2019'da kabul edilen Vatandaşlık Değişiklik Yasası Müslümanlara yönelik ayırımcılığı yasal hale getirdi. Yasa, ülke çapında protestoları tetikledi. Birçok yerde Müslüman ibadethaneleri hedef alındı ve kamusal alanda Müslüman kimliğine yönelik baskılar arttı. Müslümanların doğduğu ülkede yabancılaşma duygusunu yükseltti.
ABD Uluslararası Din Özgürlüğü Komisyonu, ABD hükümetinin 2025 raporunda, din özgürlüklerinin sistematik olarak ihlal edildiğini belirterek Hindistan'ı "Özel Endişe Duyulan Ülke" olarak belirlemesini önerdi.
Başbakan Narendra Modi Hükümetinin yol verdiği, sosyal medyanın körüklediği İslam düşmanlığının etkisiyle kendisini ikinci sınıf vatandaş hisseden Hindistanlı Müslümanlar giderek artan sayılarda ülkeyi terk etmeye başladı.
Pew Araştırma Merkezi'nin analizine göre Hindistan, Suriye'den sonra küresel olarak Müslüman göçmenlerin ikinci büyük kaynağı haline geldi.
PEW Raporunda dünyadaki Müslüman göçmenler
2020 yılı verilerine göre, dünyadaki 281 milyon civarındaki uluslararası göçmen nüfusun yaklaşık 80 milyonunu göçmen Müslümanlar oluşturmaktadır ve doğdukları ülke dışında yaşayan tüm insanların %29'unu temsil etmektedir. Müslüman göçmen nüfusu 1990'da 40 milyondan 2020'de 80 milyona (%102 artış) yükselmiştir.

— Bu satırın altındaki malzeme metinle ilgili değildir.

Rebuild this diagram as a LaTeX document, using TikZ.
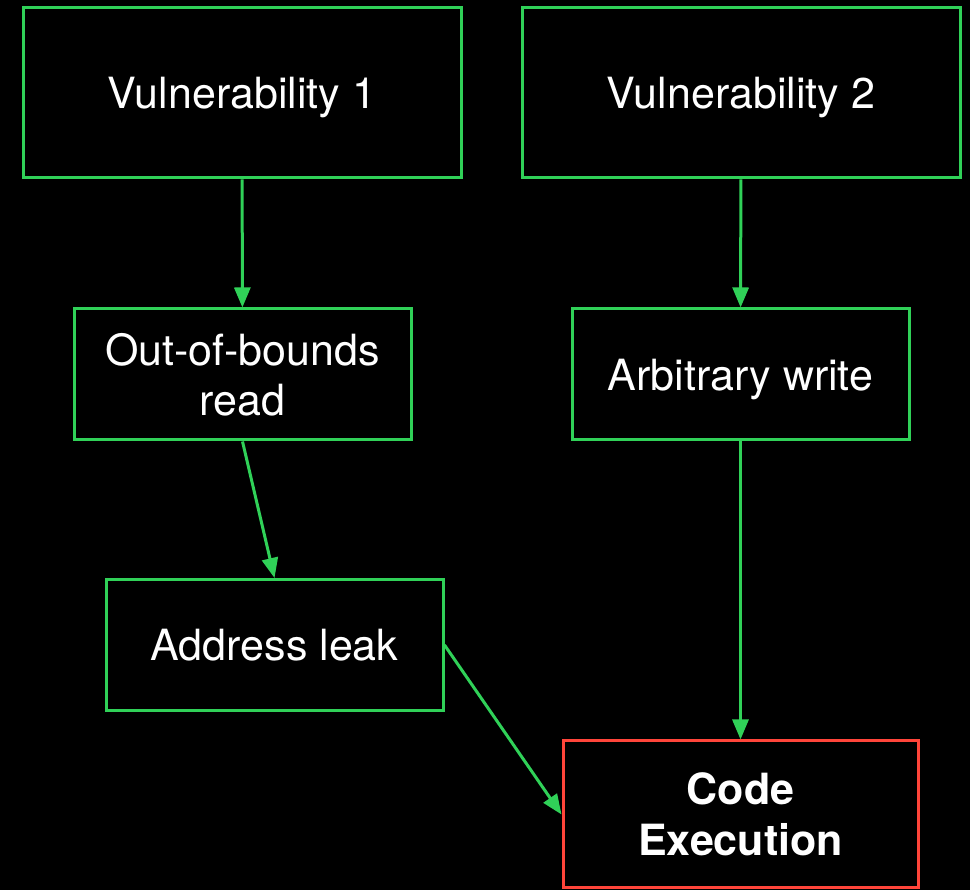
\documentclass[tikz,border=0pt]{standalone}
\usepackage{fontspec}
\setmainfont{TeX Gyre Heros}
\usetikzlibrary{arrows.meta}
\definecolor{boxgreen}{HTML}{30D158}
\definecolor{boxred}{HTML}{FF453A}
\begin{document}
\begin{tikzpicture}
[x=1pt,y=1pt,>={Triangle[length=20pt,width=16pt]},
box/.style = {draw=boxgreen, line width=3pt, text=white, align=center, inner sep=0pt,
  text depth=0pt, font=\fontsize{43}{50}\selectfont},
topbox/.style = {box, minimum width=438pt, minimum height=170pt},
stepbox/.style = {box, minimum width=337pt, minimum height=131pt},
goalbox/.style = {box, draw=boxred, minimum width=355pt, minimum height=147pt,
  font=\fontsize{43}{51}\selectfont\bfseries},
link/.style = {->, draw=boxgreen, line width=3pt},]
\fill[black] (0,0) rectangle (970,890);
\useasboundingbox (0,0) rectangle (970,890);
\node (V1) at (242,797)[topbox] {Vulnerability 1};
\node (V2) at (741,797)[topbox] {Vulnerability 2};
\node (OOB) at (242.5,515.5)[stepbox] {Out-of-bounds\\read};
\node (AW) at (740.5,515.5)[stepbox] {Arbitrary write};
\node (AL) at (274.5,245)[stepbox] {Address leak};
\node (CE) at (740.5,75.5)[goalbox] {Code\\Execution};
\draw[link] (V1)--(OOB);
\draw[link] (V2)--(AW);
\draw[link] (OOB.south)--(AL.north);
\draw[link] (AW)--(CE);
\draw[link] (AL.east)--(CE.west);
\end{tikzpicture}
\end{document}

Hindistan, Müslüman göçmenler 6 milyonluk nüfusla en yaygın ikinci menşe ülkedir. Hintli Müslümanların Hindu çoğunluğundaki insanlardan çok daha fazla göç ettiği görülmektedir. Hindistan'ın nüfusunun sadece %15'i Müslüman olmasına rağmen, Hindistan doğumlu tüm göçmenlerin tahminen %33'ü Müslümandır. Müslüman Hindistanlıların Hindu inançlılardan 2 kat daha fazla oranda göç etmesi yaşadıkları baskı ve dışlanmışlık sebebiyledir.
Hindistan'dan gelen Müslüman göçmenlerin çoğu, BAE (1,8 milyon), Suudi Arabistan (1,3 milyon) ve Umman (720.000) dahil olmak üzere iş fırsatlarına sahip Müslüman çoğunluklu ülkelerde yaşıyorlar.